Saturday, January 29, 2011

Book Review: Tricks by Rick R. Reed






Reviewed by Victor J. Banis
Published by MLRPress.com
ISBN 978-1-60820-215-7

Rated 4.5 out of 5

By now readers are surely so accustomed to having Rick Reed scare the pants off them that it must be a welcome change to see him achieve that same result by means of romance. I don’t know if this is Rick’s first venture into the romance genre, but he shows as much aptitude for it as he has always done for horror and suspense, and he can surely get your pants off – or at least down.

Not that this novel is without suspense, but while that element adds a bit of frisson to the reading pleasure, it is really the unlikely relationship between his two protagonists that holds the story together and propels it forward, a classic case of opposites attracting.
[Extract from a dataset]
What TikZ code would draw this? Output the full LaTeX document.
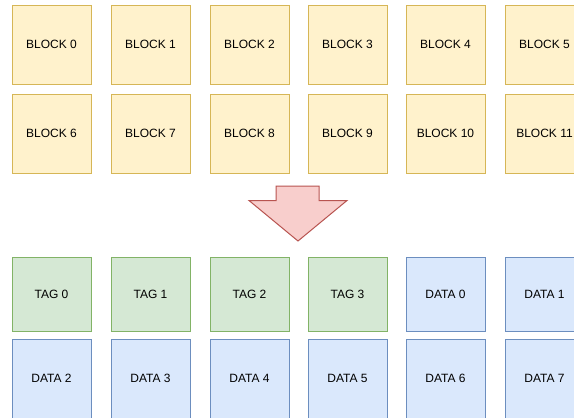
\documentclass[tikz,border=0pt]{standalone}
\usepackage{fontspec}
\setmainfont{Liberation Sans}
\definecolor{yfill}{HTML}{FFF2CC}
\definecolor{ydraw}{HTML}{D6B656}
\definecolor{gfill}{HTML}{D5E8D4}
\definecolor{gdraw}{HTML}{82B366}
\definecolor{bfill}{HTML}{DAE8FC}
\definecolor{bdraw}{HTML}{6C8EBF}
\definecolor{rfill}{HTML}{F8CECC}
\definecolor{rdraw}{HTML}{B85450}
\tikzset{
  cell/.style={draw, line width=1pt, minimum width=79pt, inner sep=0pt,
    font=\fontsize{12}{14}\selectfont, text=black},
  blockcell/.style={cell, fill=yfill, draw=ydraw, minimum height=79pt},
  tagcell/.style={cell, fill=gfill, draw=gdraw, minimum height=74pt},
  datacell/.style={cell, fill=bfill, draw=bdraw},
}
\begin{document}
\begin{tikzpicture}[x=1pt, y=-1pt]
\fill[white] (0,0) rectangle (574,418);
\clip (0,0) rectangle (574,418);
\useasboundingbox (0,0) rectangle (574,418);
% input blocks
\foreach \i/\x in {0/12,1/111,2/210,3/308,4/406,5/505} {
  \node[blockcell] (b\i) at (\x+39.5,44.5) {BLOCK \i};
}
\foreach \i/\x in {6/12,7/111,8/210,9/308,10/406,11/505} {
  \node[blockcell] (b\i) at (\x+39.5,133.5) {BLOCK \i};
}
% down arrow
\draw[fill=rfill, draw=rdraw, line width=1pt, line join=miter]
  (276,186) -- (319,186) -- (319,200.5) -- (347,200.5) -- (298,241)
  -- (249,200.5) -- (276,200.5) -- cycle;
% tag and data layout
\foreach \i/\x in {0/12,1/111,2/210,3/308} {
  \node[tagcell] (t\i) at (\x+39.5,294) {TAG \i};
}
\node[datacell, minimum height=74pt] (d0) at (406+39.5,294) {DATA 0};
\node[datacell, minimum height=74pt] (d1) at (505+39.5,294) {DATA 1};
\foreach \i/\x in {2/12,3/111,4/210,5/308,6/406,7/505} {
  \node[datacell, minimum height=79pt] (d\i) at (\x+39.5,378.5) {DATA \i};
}
\end{tikzpicture}
\end{document}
Think Hepburn and Grant in Bringing up Baby.

The beautiful Arliss, at age twenty two, is a stripper in a gay bar, Tricks. Sean, whose looks are more average, is thirty seven, and on the nerdy side. A breakup with his boyfriend, Jerome, brings heartbroken Sean into the bar one night, in time to see Arliss perform. Arliss takes note of the stranger, so unlike the men who make up the usual crowd and, oddly intrigued, works his way down the bar, intending to check him out more closely—but Sean leaves before that can happen.

Later that same night, however, they meet on the shore of Lake Michigan. Arliss delivers an impulsive kiss and when that proves welcome, he fully expects that they will do the usual and go home for some high octane sex—but to his surprise, Sean, who is not into one night stands, declines. Instead, he makes a date for dinner a few nights later.

So begins a relationship that is entirely unlike anything either has experienced before. A teenage runaway, Arliss has lived on the mean streets and has a decidedly checkered past, yet somehow he has managed to retain a certain virginal air, but Sean is the first person to really tune into this and appreciate Arliss for what he is inside. And in conservative, genuinely kind Sean, Arliss finds a kind of love he has never met before. Being with Sean is like being “home.” Despite their differences, the two become a couple.

Of course, this is a novel, and circumstances threaten. Sean is able (if barely) to put aside his unhappiness at Arliss’s “work” at Tricks, but when an attractive customer suggests something further, things go bad, and from bad to worse. This secondary plot supplies a bit of menace and suspense, but the real interest remains where it was from the first, with this seemingly mismatched couple who turn out to be so exactly right for each other.
A nice romantic read, and a welcome change of pace from this prolific author.